At the police station we find that John Walker has been able to pull some strings (he seems to be enjoying his influence) in order to get Bucky released pending an “exit counseling session” with his therapist, who orders that Sam join them. She wants the two to talk out their problems which offers up the funniest scene in the episode as she has them go through some “couples counseling” activities including a “soul gazing” exercise. While this is certainly entertaining and they initially argue, Bucky does open up a little explaining that he is upset that Sam gave up the shield because Steve believed and trusted in him when he gave him the shield and he’s afraid that if Steve was wrong about Sam than he was maybe wrong about him too. We once again see the importance of not only Steve Rogers, but Bucky’s yearning to prove that he is a good person. Sam explains that Bucky might not understand it, but he did what he thought was right. They don’t get much further other than saying they will “squash” what’s going on between them, finish the job, and then never see each other again.
The final part of the episode sees a few things happen in quick succession. First, the Flag Smashers flee from an unknown approaching group of people, losing one of their members along the way. We see Walker once again try to convince Sam and Bucky to work with him, but after they refuse, he warns them “not to get in his way.” (I’m liking him less and less). Finally, Sam and Bucky discuss their next move which leads to them decide to go visit Zemo who we get a glimpse of looking very Hannibal Lecter-ish in a prison cell somewhere, ending the episode.
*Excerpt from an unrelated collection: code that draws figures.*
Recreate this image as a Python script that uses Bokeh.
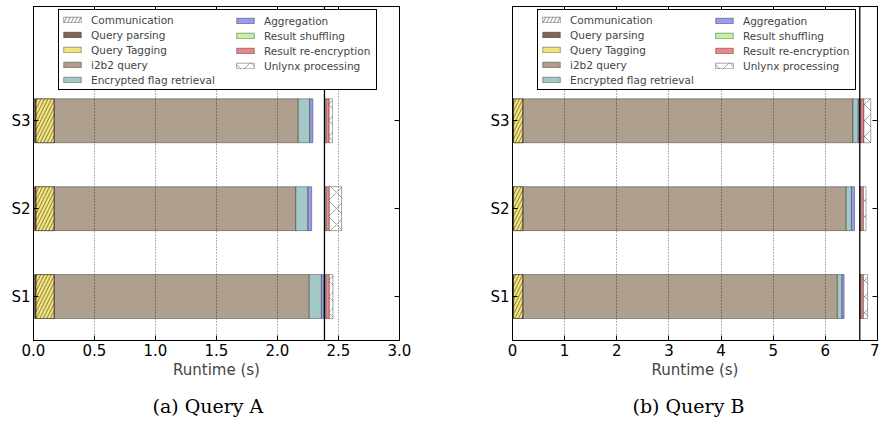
import numpy as np
from bokeh.plotting import figure
from bokeh.models import (Range1d, LinearAxis, FixedTicker, Span, Legend, LegendItem,
                          Title, PrintfTickFormatter)
from bokeh.layouts import row
from bokeh.embed import file_html
from bokeh.resources import INLINE

# ---------------- data ----------------
scenarios = ["S1", "S2", "S3"]
scenario_pos = [0, 1, 2]

# Query A (seconds per stage)
a_parsing = [0.02, 0.02, 0.02]
a_tagging = [0.15, 0.15, 0.15]
a_communication = [0.15, 0.15, 0.15]
a_i2b2 = [2.09, 1.98, 2.00]
a_flag = [0.10, 0.10, 0.095]
a_aggregation = [0.02, 0.03, 0.025]
a_sync = 2.385
a_shuffling = [0.012, 0.012, 0.012]
a_reencryption = [0.028, 0.028, 0.027]
a_unlynx = [0.03, 0.10, 0.026]

# Query B (seconds per stage)
b_parsing = [0.02, 0.02, 0.02]
b_tagging = [0.18, 0.18, 0.18]
b_communication = [0.18, 0.18, 0.18]
b_i2b2 = [6.03, 6.20, 6.33]
b_flag = [0.09, 0.10, 0.10]
b_aggregation = [0.04, 0.06, 0.02]
b_sync = 6.66
b_shuffling = [0.02, 0.02, 0.02]
b_reencryption = [0.05, 0.05, 0.06]
b_unlynx = [0.08, 0.05, 0.13]

a_ticks = [0.0, 0.5, 1.0, 1.5, 2.0, 2.5, 3.0]
b_ticks = [0, 1, 2, 3, 4, 5, 6, 7]

colors = {
    "Query parsing": "#7f6657",
    "Query Tagging": "#f3e37e",
    "i2b2 query": "#ae9f8f",
    "Encrypted flag retrieval": "#a3c8c6",
    "Aggregation": "#9a9af0",
    "Result shuffling": "#c2f2a4",
    "Result re-encryption": "#e8868c",
    "Unlynx processing": "white",
}

FONT = "DejaVu Sans"


def style_axis(ax, ticker, labels=True):
    ax.ticker = ticker
    ax.major_tick_in = 5
    ax.major_tick_out = 0
    ax.minor_tick_line_color = None
    ax.axis_line_color = "black"
    ax.major_tick_line_color = "black"
    if labels:
        ax.major_label_text_font = FONT
        ax.major_label_text_font_size = "15px"
        ax.major_label_text_color = "black"
        ax.major_label_standoff = 3
    else:
        ax.major_label_text_font_size = "1px"
        ax.major_label_text_color = None
        ax.major_label_standoff = 0


def make_panel(width, bl, br, x_max, ticks, fmt, parsing, tagging, comm, i2b2, flag, agg,
               sync, shuf, reenc, unlynx, caption, cap_offset):
    p = figure(width=width, height=428, x_range=Range1d(0, x_max), y_range=Range1d(-0.5, 3.3),
               output_backend="svg", toolbar_location=None, title=None,
               min_border_left=bl, min_border_right=br, min_border_top=6, min_border_bottom=88)
    p.outline_line_color = "black"
    p.outline_line_alpha = 1
    p.background_fill_color = "white"
    p.border_fill_color = "white"

    xt = FixedTicker(ticks=ticks)
    yt = FixedTicker(ticks=scenario_pos)
    style_axis(p.xaxis[0], xt)
    p.xaxis[0].formatter = PrintfTickFormatter(format=fmt)
    p.xaxis[0].axis_label = "Runtime (s)"
    p.xaxis[0].axis_label_text_font = FONT
    p.xaxis[0].axis_label_text_font_size = "15px"
    p.xaxis[0].axis_label_text_font_style = "normal"
    p.xaxis[0].axis_label_standoff = 2
    style_axis(p.yaxis[0], yt)
    p.yaxis[0].major_label_overrides = {i: s for i, s in zip(scenario_pos, scenarios)}

    top = LinearAxis(); style_axis(top, xt, labels=False)
    right = LinearAxis(); style_axis(right, yt, labels=False)
    p.add_layout(top, "above")
    p.add_layout(right, "right")

    p.xgrid.ticker = xt
    p.xgrid.grid_line_color = "black"
    p.xgrid.grid_line_alpha = 0.6
    p.xgrid.grid_line_dash = "1 2"
    p.xgrid.grid_line_width = 1
    p.xgrid.level = "guide"
    p.ygrid.visible = False

    y = scenario_pos
    rends = {}
    left = np.zeros(3)
    for name, vals in [("Query parsing", parsing), ("Query Tagging", tagging), ("i2b2 query", i2b2),
                       ("Encrypted flag retrieval", flag), ("Aggregation", agg)]:
        v = np.array(vals, dtype=float)
        rends[name] = p.hbar(y=y, left=left, right=left + v, height=0.5,
                             fill_color=colors[name], line_color="black", line_alpha=0.35)
        left = left + v
    cl = np.array(parsing, dtype=float)
    rends["Communication"] = p.hbar(y=y, left=cl, right=cl + np.array(comm), height=0.5,
                                    fill_alpha=0, line_color="black", line_alpha=0.35,
                                    hatch_pattern="/", hatch_color="black", hatch_alpha=0.75,
                                    hatch_scale=7, hatch_weight=0.6)
    left = np.full(3, sync)
    for name, vals in [("Result shuffling", shuf), ("Result re-encryption", reenc),
                       ("Unlynx processing", unlynx)]:
        v = np.array(vals, dtype=float)
        kw = {}
        if name == "Unlynx processing":
            kw = dict(hatch_pattern="x", hatch_color="#444444", hatch_alpha=0.8,
                      hatch_scale=16, hatch_weight=0.6)
        rends[name] = p.hbar(y=y, left=left, right=left + v, height=0.5,
                             fill_color=colors[name], line_color="black", line_alpha=0.35, **kw)
        left = left + v

    p.add_layout(Span(location=sync, dimension="height", line_color="black", line_width=1.3))

    col1 = ["Communication", "Query parsing", "Query Tagging", "i2b2 query", "Encrypted flag retrieval"]
    col2 = ["Aggregation", "Result shuffling", "Result re-encryption", "Unlynx processing"]
    common = dict(orientation="vertical", padding=2, spacing=0, label_height=15, glyph_height=7,
                  glyph_width=22, label_standoff=8, label_text_font=FONT,
                  label_text_font_size="10.5px", margin=0)
    leg1 = Legend(items=[LegendItem(label=n, renderers=[rends[n]]) for n in col1],
                  location=(25, 250), label_width=283, border_line_color="black",
                  border_line_width=1, border_line_alpha=1,
                  background_fill_color="white", background_fill_alpha=1, **common)
    leg2 = Legend(items=[LegendItem(label=n, renderers=[rends[n]]) for n in col2],
                  location=(199, 265), border_line_alpha=0, background_fill_alpha=0, **common)
    p.add_layout(leg1)
    p.add_layout(leg2)

    p.add_layout(Title(text=caption, align="left", offset=cap_offset, text_font="DejaVu Serif",
                       text_font_size="19px", text_font_style="normal", text_color="black",
                       standoff=23), "below")
    return p


pa = make_panel(440, 33, 41, 3.0, a_ticks, "%.1f", a_parsing, a_tagging, a_communication, a_i2b2,
                a_flag, a_aggregation, a_sync, a_shuffling, a_reencryption, a_unlynx,
                "(a) Query A", 119)
pb = make_panel(439, 72, 2, 7, b_ticks, "%d", b_parsing, b_tagging, b_communication, b_i2b2,
                b_flag, b_aggregation, b_sync, b_shuffling, b_reencryption, b_unlynx,
                "(b) Query B", 120)

layout = row(pa, pb)
open("out.html", "w").write(file_html(layout, INLINE))
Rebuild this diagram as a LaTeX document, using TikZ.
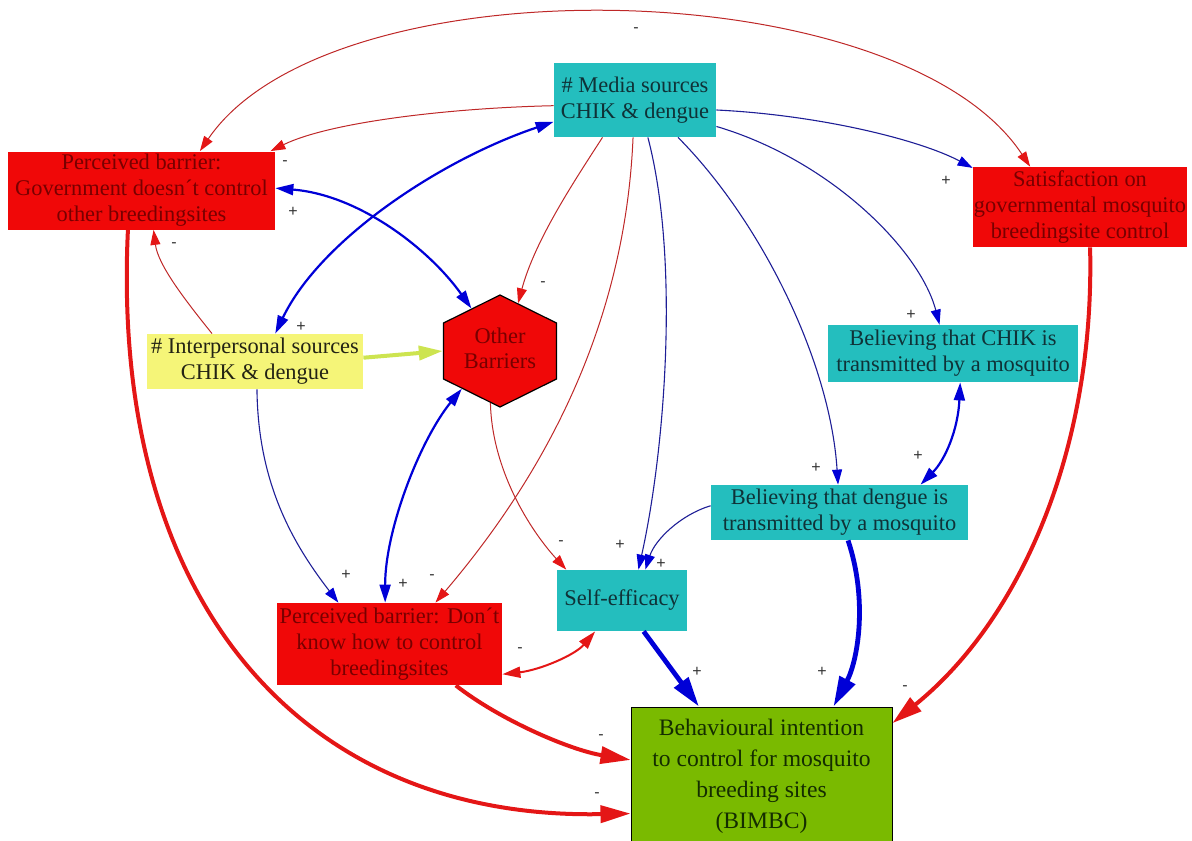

Overall, episode 2 gave us a number of interesting plot points: from getting some background on Walker, revealing who the Flag Smashers are, and setting up the relationships between our main characters, to touching on some of those same “real-life” aspects we talked about during the first episode review, and re-introducing Zemo, it serves as a great follow up act. We again got a fun action scene, that while it didn’t seem as extreme as episode one’s, was still exciting and of high quality. At the same time, the episode didn’t have to skimp on character building either even with offering so much more to the story line itself. But the thing I was most excited to see was our heroes finally interacting in their familiar ways. The arguing, one-liners, ribs, and the way they are able to play off one another was great to see again and was very much what I was hoping to see and hope to continue to see. After 2 episodes, I still don’t necessarily think it’s better than Wandavision (as a whole), but just like last time, if I had only seen the first two episodes of each show and could only pick one to keep going with, I’m sticking with The Falcon and the Winter Soldier!